A new study published in the December edition of Health Affairs analyzed access to dental care for Medicare beneficiaries, and the findings don't look good. Only about 10% of older U.S. adults have dental insurance, and, of those who do, they still pay half of all their dental costs out of pocket.
The researchers looked at Medicare data to see how seniors with different income levels and types of insurance access dental care. They attributed the overall lack of coverage and high percentage of out-of-pocket spending to larger policy trends, including the exclusion of dental care in Medicare and the changing of insurance benefits for retirees.
"Despite the wealth of evidence that oral health is related to physical health, Medicare explicitly excludes dental care from coverage, leaving beneficiaries at risk for tooth decay and periodontal disease and exposed to high out-of-pocket spending," wrote the study authors, led by Amber Willink, PhD (Health Affairs, December 2016, Vol. 35:12, pp. 2241-2248). "The fact that beneficiaries are forgoing dental care and are exposed to significant costs as they seek care underscores the need for action."
Willink is an assistant scientist at the John Hopkins Bloomberg School of Public Health in Baltimore.
Lack of coverage translates to lack of care
Medicare provides healthcare coverage to adults age 65 and older, as well as those younger than 65 with certain diseases and disabilities. This is especially important, since half of Medicare beneficiaries live on less than $23,000 per year, according to the study authors. However, since dental care can be expensive and isn't covered by Medicare, Willink and colleagues wondered if Medicare beneficiaries were getting care.
To find out, they analyzed data from the 2012 Medicare Current Beneficiary Survey, which included more than 11,200 responses. The researchers then adjusted the numbers based on previous trends to estimate data for the 2016 Medicare population.
Less than half of all Medicare beneficiaries had visited the dentist in the past year, and only 12% of beneficiaries had any dental insurance at all, according to their findings. While insurance disparities decreased with higher income levels, they did not disappear.
"Medicare beneficiaries with employer-sponsored insurance were likely than those with other types of insurance to have had a dental visit and have dental coverage," the authors wrote. "However, over the past three decades, retiree coverage has become less generous -- in some cases, eliminating 'extras' that were covered, such as dental services."
Willink and colleagues also found that, on average, Medicare beneficiaries pay 77% of dental care costs out of pocket. The numbers don't get much better for those with insurance, who pay 51% of costs out of pocket. However, beneficiaries in higher income brackets, who are also more likely to have insurance, spend much more overall on dental care.

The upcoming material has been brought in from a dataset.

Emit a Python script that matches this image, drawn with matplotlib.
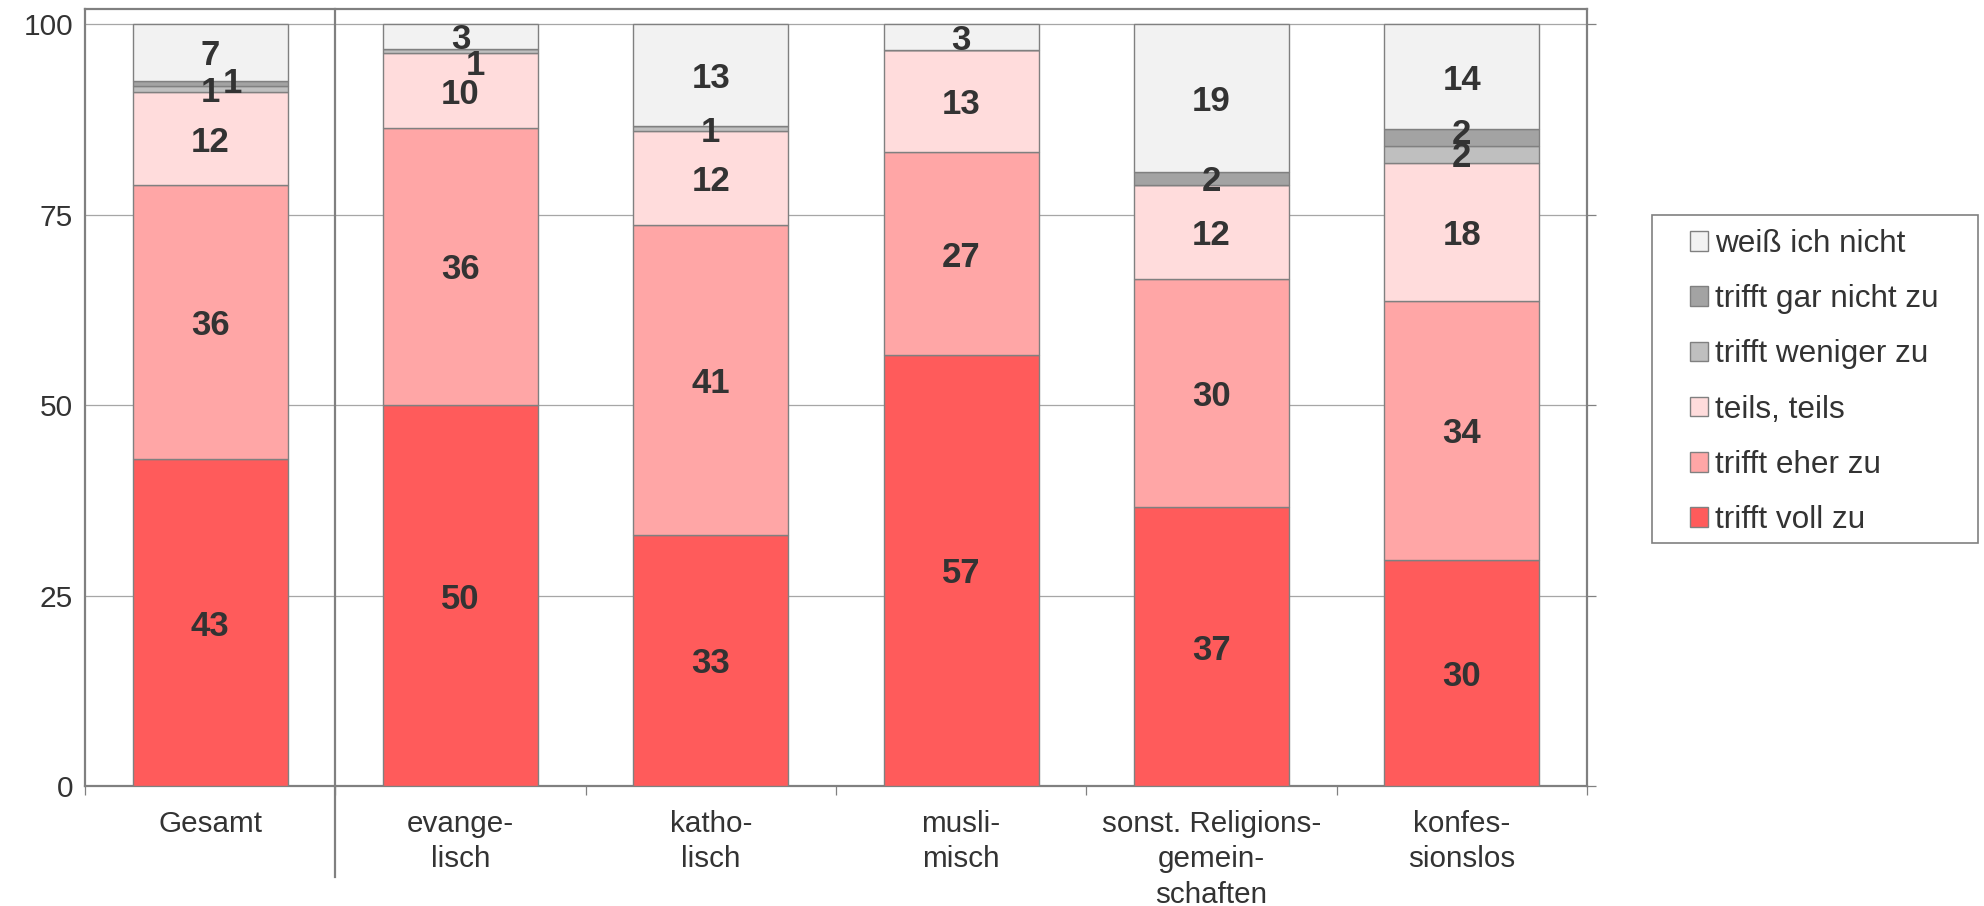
import matplotlib
matplotlib.use('Agg')
import matplotlib.pyplot as plt
from matplotlib.patches import Patch, Rectangle
import numpy as np

plt.rcParams['font.family'] = ['Liberation Sans', 'DejaVu Sans']

# data (percent), stacked from bottom to top
categories = ['Gesamt', 'evange-\nlisch', 'katho-\nlisch', 'musli-\nmisch',
              'sonst. Religions-\ngemein-\nschaften', 'konfes-\nsionslos']
voll     = [42.9, 50.0, 33.0, 56.6, 36.6, 29.7]
eher     = [36.0, 36.4, 40.6, 26.6, 29.9, 34.0]
teils    = [12.2,  9.8, 12.4, 13.4, 12.4, 18.1]
weniger  = [ 0.8,  0.6,  0.6,  0.0,  0.0,  2.2]
garnicht = [ 0.7,  0.0,  0.0,  0.0,  1.7,  2.2]
weiss    = [ 7.4,  3.2, 13.4,  3.4, 19.4, 13.8]

series_names = ['trifft voll zu', 'trifft eher zu', 'teils, teils',
                'trifft weniger zu', 'trifft gar nicht zu', 'weiß ich nicht']
series = [voll, eher, teils, weniger, garnicht, weiss]
colors = ['#FF5B5B', '#FFA6A6', '#FFDCDC', '#BFBFBF', '#A3A3A3', '#F2F2F2']

# label nudges (points) where excel moved overlapping labels
nudge = {(0, 4): (16, 2), (1, 3): (11, -8), (5, 4): (0, 4.5)}

grey = '#808080'
txt = '#333333'

fig = plt.figure(figsize=(19.84, 9.06), dpi=100)
ax = fig.add_axes([85/1984, 1-786/906, (1587-85)/1984, (786-9)/906])

x = np.arange(len(categories))
bottom = np.zeros(len(categories))
for i, (vals, col) in enumerate(zip(series, colors)):
    vals = np.array(vals)
    ax.bar(x, vals, bottom=bottom, width=0.62, color=col, edgecolor=grey,
           linewidth=1.0, zorder=3)
    for j, v in enumerate(vals):
        if v <= 0:
            continue
        dx, dy = nudge.get((j, i), (0, 0))
        ax.annotate(f'{v:.0f}', (x[j], bottom[j] + v/2), xytext=(dx, dy),
                    textcoords='offset points', ha='center',
                    va='center_baseline', fontsize=25, fontweight='bold',
                    color=txt, zorder=5)
    bottom += vals

ax.set_xlim(-0.5, len(categories) - 0.5)
ax.set_ylim(0, 102)
ax.set_yticks([0, 25, 50, 75, 100])
ax.yaxis.grid(True, color='#A6A6A6', linewidth=0.9, zorder=0)
ax.set_axisbelow(True)
ax.tick_params(axis='y', which='major', left=False, right=True, length=6.5,
               color=grey, width=0.9, labelsize=21.5, labelcolor=txt, pad=2)

ax.set_xticks(x)
ax.set_xticklabels(categories, fontsize=21.3, color=txt, linespacing=1.35)
ax.set_xticks(np.arange(-0.5, len(categories)), minor=True)
ax.tick_params(axis='x', which='major', length=0, pad=17)
ax.tick_params(axis='x', which='minor', length=6.5, color=grey, width=0.9)

for s in ax.spines.values():
    s.set_color(grey)
    s.set_linewidth(1.6)

# separator between Gesamt and the groups
ax.plot([0.5, 0.5], [1, -0.117], transform=ax.get_xaxis_transform(),
        color=grey, linewidth=1.6, clip_on=False, zorder=6)

# legend
handles = [Patch(facecolor=c, edgecolor=grey, linewidth=1.0)
           for c in colors][::-1]
fig.legend(handles, series_names[::-1], loc='upper left',
           bbox_to_anchor=(1690/1984, 1-229/906), frameon=False,
           fontsize=22.7, labelcolor=txt, handlelength=0.58, handleheight=0.58,
           handletextpad=0.2, labelspacing=0.8, borderpad=0, borderaxespad=0)
fig.patches.append(Rectangle((1652/1984, 1-543/906), (1978-1652)/1984,
                             (543-215)/906, transform=fig.transFigure,
                             facecolor='none', edgecolor=grey, linewidth=1.2))

plt.savefig('out.png', dpi=100)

"Both total and out-of-pocket spending were more than four times as much for the highest-income group as for the lowest," the authors wrote. "Such sharp differences are unlikely to reflect the greater need for care among the wealthier group."
Fixing dental care for seniors
The study had a number of shortcomings, mostly to do with the Medicare Current Beneficiary Survey. Respondents self-reported their dental care use and spending, so the data may not be accurate. In addition, respondents were asked to report their total household income but only answer questions about their own dental care usage. Therefore, out-of-pocketing spending for one person may differ from other household members.
The authors emphasized their findings underscore the need to rethink dental care policies in the U.S. They outlined two ways the U.S. may be able to cover dental care for seniors, and they hope that their findings will stimulate discussion about how to improve access to care.
"Given that Medicare beneficiaries are particularly at risk for increased need for dental care as they age, addressing this deficiency in coverage would improve equity in access to dental care across the life span," Willink and colleagues concluded. "Until dental care is appropriately considered to be part of one's medical care, and financially covered as such, poor oral health will continue to be the 'silent epidemic' that impedes improving the quality of life for older adults."